Comedy Column: How Many Management 101 Students Does it Take to Sell a Shirt?

Will Luckey, Columnist

Let’s say you have a shirt. It’s a shirt with a popular brand on the back, maybe Patagonia, Southern Tide, Vineyard Vines, or maybe a Nantucket oversand vehicle permit logo. Well, what if you want a shirt that has that exact same logo and color scheme, but also reflects your fervent school spirit? Then you are in luck, because every semester the University’s sharpest minds come together to supply this niche market. They are, of course, the cut-throat business titans of the Management 101 classes. But what does it take to put these treasures on your back? Let’s take a look at the breakdown of a Management 101 company. You need:

  • One person to be the CEO and two to monitor their head growth.
  • Four to be jealous of not getting elected to a made-up CEO position.
  • Eight people to complain about how Management 101 is the hardest class at the University. Don’t ever take it. Seriously, you have no idea.
  • Two people to tell you how valuable what they are learning is.

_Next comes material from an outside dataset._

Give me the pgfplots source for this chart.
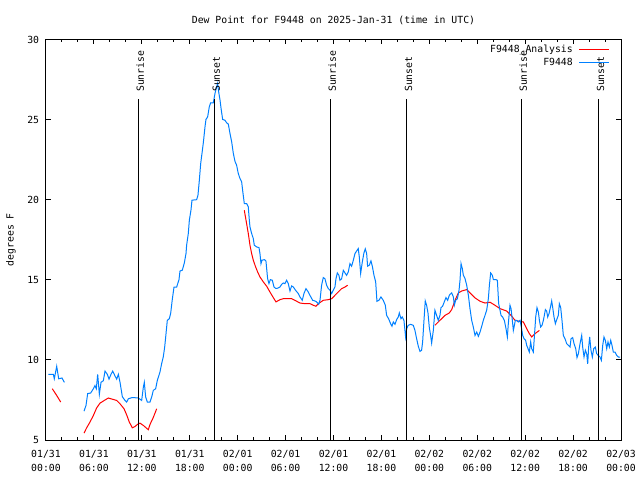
\documentclass[border=0pt]{standalone}
\usepackage{fontspec}
\setmainfont{DejaVu Sans Mono}
\usepackage{pgfplots}
\pgfplotsset{compat=1.18}
\definecolor{dpblue}{HTML}{0080FF}
\definecolor{dpred}{HTML}{FF0000}
\begin{document}
\fontsize{9.8bp}{14bp}\selectfont
\begin{tikzpicture}
\useasboundingbox (0,0) rectangle (640bp,480bp);
\begin{axis}[
  at={(46bp,40bp)}, anchor=south west,
  scale only axis, width=575bp, height=400.5bp,
  xmin=0, xmax=72, ymin=5, ymax=30,
  axis line style={line width=1bp},
  every tick/.style={black, line width=1bp},
  major tick length=5bp, minor tick length=3bp,
  xtick={0,6,...,72},
  xticklabels={{01/31\\00:00},{01/31\\06:00},{01/31\\12:00},{01/31\\18:00},{02/01\\00:00},{02/01\\06:00},{02/01\\12:00},{02/01\\18:00},{02/02\\00:00},{02/02\\06:00},{02/02\\12:00},{02/02\\18:00},{02/03\\00:00}},
  minor x tick num=2,
  ytick={5,10,...,30},
  xticklabel style={align=center, font=\fontsize{9.8bp}{14bp}\selectfont, yshift=-7bp},
  yticklabel style={xshift=-3.4bp},
  /pgf/number format/assume math mode=true,
  unbounded coords=jump,
  title={Dew Point for F9448 on 2025-Jan-31 (time in UTC)},
  title style={at={(0.5,1)}, anchor=base, yshift=10.5bp, inner sep=0pt},
  ylabel={degrees F},
  ylabel style={at={(axis description cs:-0.0565,0.5)}, anchor=base, inner sep=0pt},
]
\addplot[dpred, line width=1bp] coordinates {
(0.79,8.2)(1.34,7.78)(1.84,7.37)(3,nan)
(4.76,5.43)(5.09,5.76)(5.51,6.12)(5.93,6.53)(6.34,7.0)(6.76,7.3)(7.30,7.47)(7.80,7.62)(8.43,7.53)(8.85,7.47)(9.27,7.26)(9.77,6.95)(10.10,6.57)(10.43,6.12)(10.81,5.76)(11.14,5.84)(11.44,5.97)(11.77,6.05)(12.19,5.91)(12.81,5.64)(13.02,5.97)(13.36,6.32)(13.65,6.68)(13.86,6.95)(20,nan)
(24.83,19.34)(25.12,18.51)(25.33,17.89)(25.54,17.16)(25.75,16.64)(25.96,16.22)(26.25,15.80)(26.50,15.49)(26.79,15.18)(27.21,14.87)(27.63,14.60)(28.04,14.24)(28.46,13.89)(28.80,13.62)(29.30,13.76)(29.71,13.82)(30.21,13.82)(30.76,13.82)(31.17,13.72)(31.80,13.55)(32.43,13.51)(33.05,13.51)(33.47,13.41)(33.80,13.35)(34.10,13.51)(34.72,13.72)(35.35,13.76)(35.77,13.82)(36.18,14.03)(36.60,14.24)(37.02,14.45)(37.44,14.55)(37.77,14.66)(40,nan)
(48.70,12.16)(49.33,12.47)(49.96,12.78)(50.50,12.93)(50.80,13.14)(51.22,13.72)(51.63,14.18)(52.05,14.30)(52.68,14.39)(53.18,14.14)(53.72,13.87)(54.35,13.66)(54.97,13.55)(55.60,13.60)(56.22,13.41)(56.85,13.20)(57.69,13.05)(58.23,12.78)(58.73,12.47)(59.27,12.41)(59.77,12.37)(60.19,11.95)(60.52,11.64)(60.82,11.43)(61.23,11.64)(61.78,11.84)
};
\addplot[dpblue, line width=1bp] coordinates {
(0.29,9.1)(0.92,9.1)(1.04,8.82)(1.34,9.6)(1.59,8.82)(2.00,8.87)(2.30,8.6)(3,nan)
(4.76,6.8)(5.01,7.16)(5.22,7.9)(5.59,7.93)(5.93,8.2)(6.13,8.4)(6.30,8.2)(6.47,9.1)(6.68,7.85)(6.89,8.6)(7.18,8.7)(7.39,9.3)(7.68,9.1)(7.89,8.8)(8.14,9.1)(8.35,9.3)(8.64,9.0)(8.85,8.8)(9.06,9.1)(9.27,8.6)(9.56,7.7)(9.89,7.47)(10.10,7.37)(10.31,7.57)(10.73,7.64)(11.14,7.64)(11.56,7.62)(11.98,7.47)(12.19,8.3)(12.31,8.6)(12.48,7.68)(12.69,7.37)(13.02,7.37)(13.23,7.68)(13.44,8.1)(13.73,8.2)(13.94,8.72)(14.27,9.24)(14.48,9.76)(14.69,10.2)(14.86,10.8)(15.02,11.6)(15.19,12.47)(15.44,12.57)(15.61,12.9)(15.82,13.8)(16.03,14.55)(16.36,14.55)(16.65,15.0)(16.78,15.55)(17.07,15.6)(17.32,16.05)(17.53,16.64)(17.61,17.16)(17.82,17.9)(17.95,18.72)(18.15,19.34)(18.28,19.97)(18.86,20.0)(19.03,20.28)(19.20,21.21)(19.37,22.26)(19.53,22.88)(19.70,23.55)(19.91,24.55)(20.03,25.01)(20.24,25.17)(20.45,25.80)(20.62,26.05)(20.95,26.05)(21.16,26.63)(21.37,27.05)(21.49,27.26)(21.62,26.74)(21.79,26.22)(21.95,25.59)(22.12,25.01)(22.41,24.96)(22.62,24.80)(22.83,24.72)(23.04,24.13)(23.25,23.61)(23.46,22.88)(23.66,22.40)(23.87,22.15)(24.08,21.63)(24.29,21.32)(24.50,21.11)(24.62,20.59)(24.83,19.76)(25.12,19.76)(25.33,19.55)(25.46,18.72)
(25.54,18.30)(25.75,17.89)(25.96,17.57)(26.08,17.16)(26.38,17.05)(26.67,17.01)(26.79,16.64)(26.92,16.01)(27.04,16.22)(27.34,16.26)(27.54,16.18)(27.75,15.07)(27.92,14.76)(28.09,15.01)(28.34,14.97)(28.55,14.55)(28.75,14.47)(28.96,14.47)(29.30,14.55)(29.51,14.72)(29.71,14.80)(29.92,14.76)(30.13,14.97)(30.34,14.76)(30.55,14.30)(30.76,14.62)(30.97,14.55)(31.26,14.34)(31.59,14.14)(31.80,13.93)(32.09,13.72)(32.30,14.14)(32.55,14.45)(32.84,14.24)(33.05,14.03)(33.39,13.72)(33.68,13.68)(33.89,13.62)(34.14,13.47)(34.31,13.72)(34.51,14.66)(34.72,15.14)(34.93,15.07)(35.14,14.66)(35.35,14.45)(35.56,14.35)(35.77,14.14)(35.97,14.35)(36.18,14.55)(36.31,15.07)(36.48,15.43)(36.68,15.28)(36.81,14.97)(37.02,15.07)(37.23,15.59)(37.44,15.43)(37.64,15.28)(37.85,15.49)(38.06,16.01)(38.27,15.85)(38.48,16.22)(38.69,16.64)(38.90,16.80)(39.10,16.95)(39.23,16.43)(39.40,15.39)(39.61,16.12)(39.81,16.68)(39.98,16.93)(40.15,16.64)(40.27,15.85)(40.48,15.91)(40.69,16.18)(40.86,15.85)(41.07,15.28)(41.28,14.87)(41.44,13.66)(41.69,13.72)(41.94,13.93)(42.23,13.72)(42.49,13.41)(42.65,12.78)(42.90,12.57)(43.15,12.26)(43.32,12.10)(43.49,12.37)(43.70,12.22)(43.90,12.51)(44.11,12.68)(44.24,12.93)(44.45,12.57)(44.61,12.68)(44.82,12.47)(45.03,11.43)(45.16,11.95)(45.36,12.16)(45.66,12.22)(45.99,12.16)(46.20,11.84)(46.41,11.32)(46.62,10.85)(46.83,10.53)(47.03,10.60)(47.16,11.12)(47.33,12.47)(47.49,13.68)(47.66,13.41)(47.83,12.93)(47.99,12.05)(48.16,11.53)(48.29,11.05)(48.50,11.84)(48.70,13.10)(48.91,12.78)(49.12,12.47)(49.33,12.78)(49.46,13.26)(49.66,13.35)(49.87,13.62)(50.08,13.89)(50.29,13.72)(50.50,14.03)(50.59,14.09)
(50.80,14.18)(51.01,13.93)(51.13,13.41)(51.30,13.72)(51.51,13.82)(51.72,14.35)(51.84,14.97)(51.97,16.01)(52.13,15.70)(52.26,15.28)(52.47,15.07)(52.68,14.66)(52.89,14.03)(53.09,13.20)(53.30,12.47)(53.51,12.05)(53.72,11.53)(53.93,11.74)(54.14,11.47)(54.35,11.74)(54.56,12.10)(54.76,12.47)(54.97,12.78)(55.18,13.10)(55.39,13.82)(55.52,14.66)(55.68,15.43)(55.89,15.28)(56.02,15.01)(56.35,15.01)(56.52,14.97)(56.68,13.51)(56.85,13.10)(56.98,12.78)(57.18,12.68)(57.39,12.47)(57.60,11.95)(57.77,11.43)(57.89,12.26)(58.10,13.41)(58.23,13.20)(58.35,12.68)(58.52,11.84)(58.65,12.16)(58.77,12.47)(58.94,12.47)(59.15,12.37)(59.36,12.47)(59.52,12.05)(59.69,11.53)(59.86,11.32)(60.06,11.22)(60.19,10.91)(60.36,10.70)(60.52,10.49)(60.69,11.12)(60.82,10.70)(61.02,10.49)(61.15,11.43)(61.32,12.68)(61.48,13.26)(61.65,12.99)(61.78,12.47)(61.94,12.05)(62.11,12.16)(62.28,12.47)(62.40,12.78)(62.53,13.14)(62.69,13.05)(62.82,12.68)(62.99,12.89)(63.15,13.26)(63.32,13.68)(63.45,13.26)(63.61,12.68)(63.78,12.26)(63.95,12.51)(64.15,12.78)(64.28,13.51)(64.45,13.26)(64.61,12.47)(64.78,11.53)(64.99,11.32)(65.20,11.01)(65.41,10.91)(65.62,10.80)(65.74,11.32)(65.95,11.39)(66.12,11.01)(66.33,10.70)(66.49,10.14)(66.66,10.39)(66.87,11.01)(67.08,11.53)(67.20,10.80)(67.37,10.18)(67.54,10.60)(67.70,10.39)(67.83,9.76)(67.95,10.80)(68.08,11.43)(68.24,10.60)(68.41,10.18)(68.58,10.70)(68.79,10.80)(68.95,10.39)(69.16,10.28)(69.37,10.18)(69.54,9.97)(69.71,10.91)(69.87,11.43)(70.04,11.22)(70.21,10.70)(70.37,11.12)(70.54,10.80)(70.71,11.22)(70.87,10.91)(71.04,10.49)(71.25,10.49)(71.46,10.28)(71.67,10.18)(71.88,10.18)
};
\addplot[black, line width=1bp] coordinates {(11.56,5)(11.56,26.28)};
\addplot[black, line width=1bp] coordinates {(21.08,5)(21.08,26.28)};
\addplot[black, line width=1bp] coordinates {(35.60,5)(35.60,26.28)};
\addplot[black, line width=1bp] coordinates {(45.17,5)(45.17,26.28)};
\addplot[black, line width=1bp] coordinates {(59.52,5)(59.52,26.28)};
\addplot[black, line width=1bp] coordinates {(69.20,5)(69.20,26.28)};
\node[rotate=90, anchor=base west, inner sep=0pt] at ([xshift=5.5bp]axis cs:11.56,26.72) {Sunrise};
\node[rotate=90, anchor=base west, inner sep=0pt] at ([xshift=5.5bp]axis cs:21.08,26.72) {Sunset};
\node[rotate=90, anchor=base west, inner sep=0pt] at ([xshift=5.5bp]axis cs:35.60,26.72) {Sunrise};
\node[rotate=90, anchor=base west, inner sep=0pt] at ([xshift=5.5bp]axis cs:45.17,26.72) {Sunset};
\node[rotate=90, anchor=base west, inner sep=0pt] at ([xshift=5.5bp]axis cs:59.52,26.72) {Sunrise};
\node[rotate=90, anchor=base west, inner sep=0pt] at ([xshift=5.5bp]axis cs:69.20,26.72) {Sunset};
% legend
\node[anchor=base east, inner sep=0pt] at (rel axis cs:0.9165,0.9675) {F9448\_Analysis};
\node[anchor=base east, inner sep=0pt] at (rel axis cs:0.9165,0.9351) {F9448};
\draw[dpred, line width=1bp] (rel axis cs:0.9270,0.9755) -- (rel axis cs:0.9791,0.9755);
\draw[dpblue, line width=1bp] (rel axis cs:0.9270,0.9431) -- (rel axis cs:0.9791,0.9431);
\end{axis}
\end{tikzpicture}
\end{document}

You should definitely take this class—it will make you rich.
  • Six people to be in a meeting constantly, and another 12 to whine about having to go to meetings all the time.
  • Two TAs to test the employees’ ability to master basic social skills by remembering the names of their co-workers.
  • Five to tell you they have just as much work as engineering majors.
  • 10 to set up an online survey, and one brave soul to post in every classes’ Facebook forum asking for two seconds of their time to lie and say they’ll buy the product.
  • Three to handle federal indictments for running a Ponzi scheme.
  • Two to whine about the course in their sleep every night.
  • 35 Bangladeshi children to earn 2 cents per hour ingesting dangerous chemical fumes and risking mutilation while manufacturing the textiles involved in making the shirts.
  • Five to tell you how important having an up-to-date LinkedIn profile is.
  • Four people begging for sales in the Elaine Langone Center mall while you pretend they’re panhandlers.
  • Six to harass people by the library entrance like vultures when they’re trying to get to class.
  • And one to remind everyone that if they’d gone with her idea, they would be winning right now.